• Your goal: Figure out how many lines of the material below contain the word "matplotlib". Answer with the number only.

START Given material

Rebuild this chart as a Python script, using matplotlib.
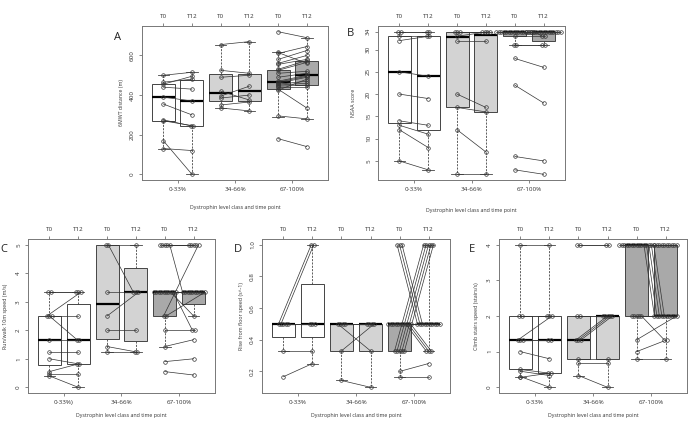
import numpy as np
import matplotlib
matplotlib.use("Agg")
import matplotlib.pyplot as plt

plt.rcParams['font.family'] = ['Open Sans', 'DejaVu Sans']

groups = ["0-33%", "34-66%", "67-100%"]
groups_c = ["0-33%)", "34-66%", "67-100%"]
time_labels = ["T0", "T12", "T0", "T12", "T0", "T12"]
xlabel = "Dystrophin level class and time point"
box_colors = ["white", "#d3d3d3", "#a9a9a9"]

# ---------------- Panel A: 6MWT distance ----------------
A_t0 = [[500, 465, 455, 440, 390, 355, 275, 270, 170, 130],
        [655, 525, 490, 420, 395, 385, 350, 335],
        [720, 615, 610, 580, 560, 555, 530, 525, 510, 490, 470, 465, 460, 455, 450, 445, 440, 430, 425, 295, 180]]
A_t12 = [[515, 480, 495, 430, 370, 300, 245, 245, 0, 120],
         [670, 510, 500, 375, 445, 400, 365, 320],
         [690, 560, 645, 625, 600, 580, 575, 565, 520, 510, 500, 495, 490, 470, 460, 450, 440, 335, 480, 280, 140]]
# whisker low, q1, median, q3, whisker high for boxes G1T0, G1T12, G2T0, ...
A_box = [[130, 270, 390, 455, 500], [0, 245, 370, 475, 515],
         [335, 370, 410, 505, 655], [320, 370, 420, 505, 670],
         [290, 430, 465, 525, 615], [280, 450, 500, 570, 690]]

# ---------------- Panel B: NSAA score ----------------
B_t0 = [[34, 34, 33, 32, 25, 20, 14, 13, 12, 5],
        [34, 34, 34, 33, 32, 20, 17, 12, 2],
        [34] * 16 + [33, 31, 31, 28, 22, 6, 3]]
B_t12 = [[34, 34, 33, 33, 24, 19, 13, 11, 8, 3],
         [34, 34, 34, 34, 32, 17, 16, 7, 2],
         [34] * 15 + [33, 33, 31, 31, 26, 18, 5, 2]]
B_box = [[5, 13.5, 25, 33, 34], [3, 12, 24, 33, 34],
         [2, 17, 32.7, 34, 34], [2, 16, 33.3, 33.5, 34],
         [31, 33, 34, 34, 34], [31, 32, 34, 34, 34]]

# ---------------- Panel C: Run/walk 10m speed ----------------
C_t0 = [[3.33, 3.33, 2.5, 2.5, 2.5, 1.67, 1.25, 1.0, 0.55, 0.45, 0.4],
        [5, 5, 3.33, 2.5, 2.0, 1.43, 1.25],
        [5, 5, 5, 5, 5] + [3.33] * 10 + [2.5, 2.5, 2.0, 1.43, 0.9, 0.55]]
C_t12 = [[3.33, 3.33, 3.33, 1.67, 2.5, 1.67, 1.25, 0.83, 0.83, 0.45, 0.0],
         [5, 3.33, 3.33, 3.33, 2.0, 1.25, 1.25],
         [5, 5, 5, 5, 3.33, 3.33, 3.33, 3.33, 3.33, 3.33, 3.33, 3.33, 2.5, 2.0, 3.33, 5, 3.33, 2.0, 1.67, 1.0, 0.43]]
C_box = [[0.4, 0.77, 1.67, 2.5, 3.33], [0.0, 0.83, 1.67, 2.92, 3.33],
         [1.25, 1.71, 2.92, 5, 5], [1.25, 1.62, 3.33, 4.17, 5],
         [1.43, 2.5, 3.33, 3.33, 3.33], [2.5, 2.92, 3.33, 3.33, 3.33]]

# ---------------- Panel D: Rise from floor speed ----------------
D_t0 = [[0.5, 0.5, 0.5, 0.5, 0.5, 0.33, 0.167],
        [0.5, 0.5, 0.5, 0.5, 0.33, 0.143],
        [1, 1, 1, 0.33, 0.33, 0.33, 0.33, 0.33] + [0.5] * 10 + [0.2, 0.167]]
D_t12 = [[1.0, 1.0, 0.5, 0.5, 0.5, 0.33, 0.25],
         [0.33, 0.5, 0.5, 0.5, 0.5, 0.1],
         [0.5, 0.5, 0.5, 1, 1, 1, 1, 1] + [0.5] * 7 + [0.33, 0.33, 0.33, 0.25, 0.167]]
D_box = [[0.33, 0.415, 0.5, 0.5, 0.5], [0.25, 0.415, 0.5, 0.75, 1.0],
         [0.143, 0.33, 0.5, 0.5, 0.5], [0.1, 0.33, 0.5, 0.5, 0.5],
         [0.167, 0.33, 0.5, 0.5, 0.5], [0.33, 0.5, 0.5, 0.5, 1.0]]

# ---------------- Panel E: Climb stairs speed ----------------
E_t0 = [[4, 2, 2, 1.33, 1.33, 1.33, 1.0, 0.5, 0.45, 0.3, 0.28],
        [4, 4, 2, 2, 1.33, 1.33, 1.33, 0.8, 0.67, 0.33],
        [4] * 15 + [2] * 5 + [1.33, 1.0, 0.8]]
E_t12 = [[4, 2, 2, 2, 1.33, 1.33, 0.8, 0.4, 0.33, 0.0, 0.4],
         [4, 4, 2, 2, 2, 2, 2, 0.8, 0.67, 0.0],
         [4] * 10 + [2] * 5 + [2, 2, 2, 2, 1.33] + [2, 1.33, 0.8]]
E_box = [[0.28, 0.5, 1.33, 2, 4], [0.0, 0.4, 1.33, 2, 4],
         [0.33, 0.8, 1.33, 2, 2], [0.0, 0.8, 2, 2, 2],
         [0.8, 2, 4, 4, 4], [0.8, 2, 2, 4, 4]]

W, H = 700, 426
fig = plt.figure(figsize=(W / 100, H / 100), dpi=100)

EDGE = "#444444"
STACK = 0.085


def stack_positions(vals, center):
    vals = np.asarray(vals, dtype=float)
    pos = np.zeros(len(vals))
    for v in np.unique(vals):
        idx = np.where(vals == v)[0]
        k = len(idx)
        pos[idx] = center + (np.arange(k) - (k - 1) / 2) * STACK
    return pos


def panel(rect_px, t0, t12, boxes, ylim, yticks, yticklabels, ylabel, letter,
          letter_px, ylabel_x, xlab_y, glabels):
    x0, y0, x1, y1 = rect_px
    ax = fig.add_axes([x0 / W, 1 - y1 / H, (x1 - x0) / W, (y1 - y0) / H])
    stats = []
    for b in boxes:
        stats.append(dict(whislo=b[0], q1=b[1], med=b[2], q3=b[3], whishi=b[4], fliers=[]))
    bp = ax.bxp(stats, positions=[1, 2, 3, 4, 5, 6], widths=0.8, patch_artist=True,
                showfliers=False, capwidths=0.4,
                boxprops=dict(edgecolor=EDGE, linewidth=0.7),
                medianprops=dict(color="black", linewidth=1.6, solid_capstyle="butt"),
                whiskerprops=dict(color=EDGE, linewidth=0.6, linestyle=(0, (2.5, 1.5))),
                capprops=dict(color=EDGE, linewidth=0.6), zorder=1)
    for i, p in enumerate(bp["boxes"]):
        p.set_facecolor(box_colors[i // 2])
    for g in range(3):
        xa = stack_positions(t0[g], 2 * g + 1)
        xb = stack_positions(t12[g], 2 * g + 2)
        for j in range(len(t0[g])):
            ax.plot([xa[j], xb[j]], [t0[g][j], t12[g][j]], color="#333333", lw=0.5, zorder=2)
        ax.plot(xa, t0[g], "o", ms=2.6, mfc="none", mec="#333333", mew=0.5, zorder=3)
        ax.plot(xb, t12[g], "o", ms=2.6, mfc="none", mec="#333333", mew=0.5, zorder=3)
    ax.set_xlim(0.26, 6.74)
    ax.set_ylim(*ylim)
    ax.set_yticks(yticks)
    ax.set_yticklabels(yticklabels, rotation=90, va="center", fontsize=4.5, color="#333333")
    ax.set_xticks([1.5, 3.5, 5.5])
    ax.set_xticklabels(glabels, fontsize=4.5, color="#333333")
    ax.tick_params(axis="both", length=2.5, width=0.5, color="#555555", pad=2.5)
    sec = ax.secondary_xaxis("top")
    sec.set_xticks([1, 2, 3, 4, 5, 6])
    sec.set_xticklabels(time_labels, fontsize=4.5, color="#333333")
    sec.tick_params(length=2.5, width=0.5, color="#555555", pad=2.5)
    sec.spines["top"].set_visible(False)
    for s in ax.spines.values():
        s.set_color("#777777")
        s.set_linewidth(0.7)
    fig.text(ylabel_x / W, 1 - ((y0 + y1) / 2) / H, ylabel, rotation=90, ha="center",
             va="center", fontsize=3.8, color="#333333")
    fig.text(((x0 + x1) / 2) / W, 1 - xlab_y / H, xlabel, ha="center", va="center",
             fontsize=3.8, color="#333333")
    fig.text(letter_px[0] / W, 1 - letter_px[1] / H, letter, ha="center", va="center",
             fontsize=8, color="#222222")
    return ax


panel((142, 26, 328, 180), A_t0, A_t12, A_box, (-28.8, 748.8), [0, 200, 400, 600],
      ["0", "200", "400", "600"], "6MWT distance (m)", "A", (117, 37), 121, 207, groups)
panel((378, 26, 565, 180), B_t0, B_t12, B_box, (0.72, 35.28), [5, 10, 15, 20, 25, 30, 34],
      ["5", "10", "15", "20", "25", "30", "34"], "NSAA score", "B", (350, 34), 353, 211, groups)
panel((28, 239, 215, 393), C_t0, C_t12, C_box, (-0.2, 5.2), [0, 1, 2, 3, 4, 5],
      ["0", "1", "2", "3", "4", "5"], "Run/walk 10m speed (m/s)", "C", (4, 249), 6, 416, groups_c)
panel((262, 239, 450, 393), D_t0, D_t12, D_box, (0.064, 1.036), [0.2, 0.4, 0.6, 0.8, 1.0],
      ["0.2", "0.4", "0.6", "0.8", "1.0"], "Rise from floor speed (s^-1)", "D", (238, 249), 242, 416, groups)
panel((499, 239, 687, 393), E_t0, E_t12, E_box, (-0.16, 4.16), [0, 1, 2, 3, 4],
      ["0", "1", "2", "3", "4"], "Climb stairs speed (stairs/s)", "E", (472, 250), 477, 416, groups)

fig.savefig("out.png", dpi=100, facecolor="white")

END Given material

• Task solution: 4